It's nice to see this thread from September picked up again, as I was a bit disappointed by the volume of response at the time to my proposal. I may be plugging this code in to something real quite soon, and will try to drum up some interest again here if I do. With XML being mentioned again, I think that character sets are something that need attention. [Be warned that some readers will not see new messages on this old thread.] Sebastian Redl wrote:
David Rodr?guez Ibeas wrote:
On Sep 27, 2007 5:31 PM, Joseph Gauterin <joseph.gauterin@googlemail.com> wrote:
[putting back the context]
If we had mutable strings consider how badly the following would perform: std::replace(utfString.begin(),utfString.end(),SingleByteChar,MultiByteChar); Although this looks O(n) at first glance, it's actually O(n^2), as the container has to expand itself for every replacement. I don't think a library should make writing worst case scenario type code that easy.
While this is a problem that I don't know if has a solution, an alternative replace can be implemented in the library that performs in linear time by constructing a new string copying values an replacing on the same iteration.
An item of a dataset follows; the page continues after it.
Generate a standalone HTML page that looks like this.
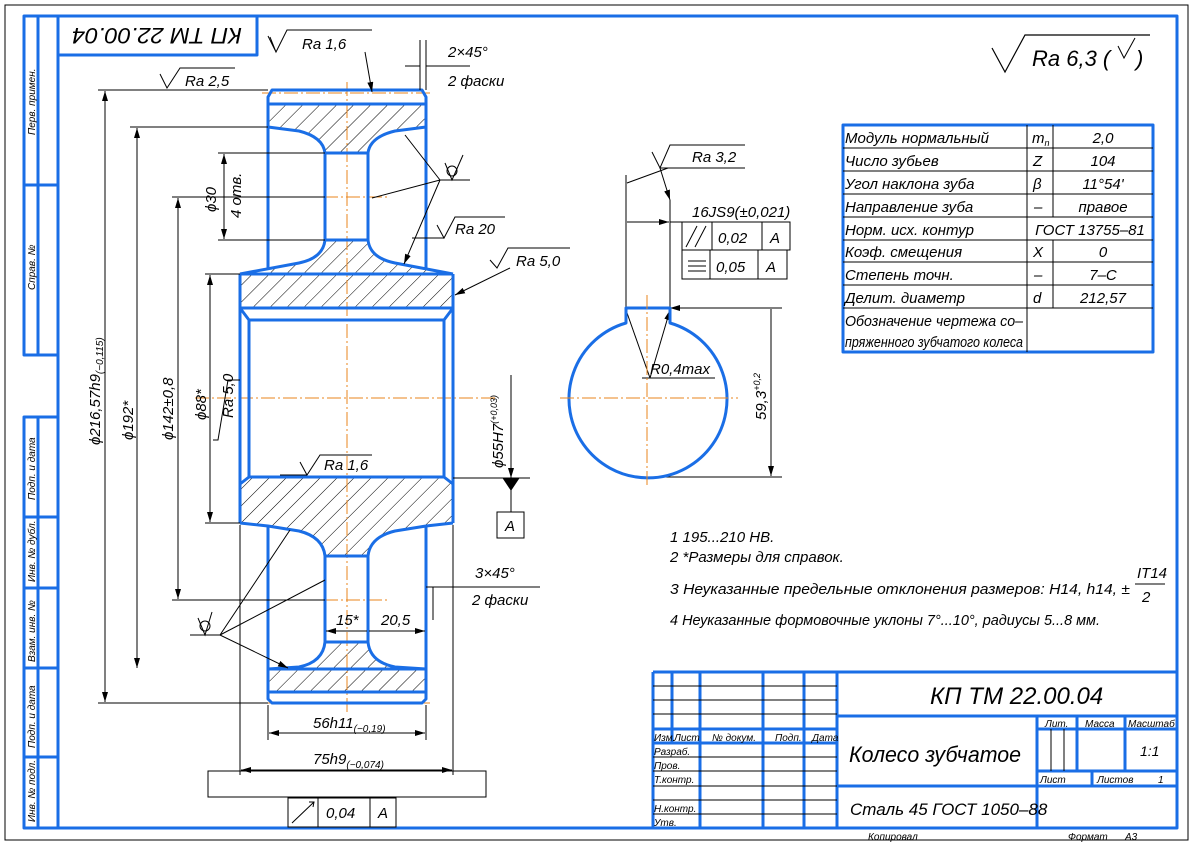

Could std::replace() be disabled somehow?? (SFINAE??)
It ought to be possible to overload it and, if the string is not part of std, have the overloaded version be picked up with ADL. Only if replace() isn't explicitly qualified, of course, which is a problem. But I think immutable strings are the way forward anyway.
For a UTF-8 string, my proposal offered a mutable random-access byte iterator a const bidirectional character iterator a mutable output character iterator std::replace needs a mutable forward iterator, so you wouldn't be able to apply it to the character iterator. The library wouldn't "let you write worst case code". There is, however, the replace_copy algorithm, which I think does exactly what you need; it takes a pair of input iterators and an output iterator, i.e. something like utf8_string s1 = "......"; utf8_string s2; std::replace_copy(s1.begin(),s1.end(), utf8_string::character_output_iterator(s2), L'x',L'y'); Concerning mutable vs. immutable strings: which is best in any particular case clearly depends on the size of the string, the operation being performed, and whether it has a variable-length encoding. The programmer should be allowed to choose which to use. (An interesting case is where the size or character set changes at run-time, and a run-time choice of algorithm is appropriate.) Regards, Phil.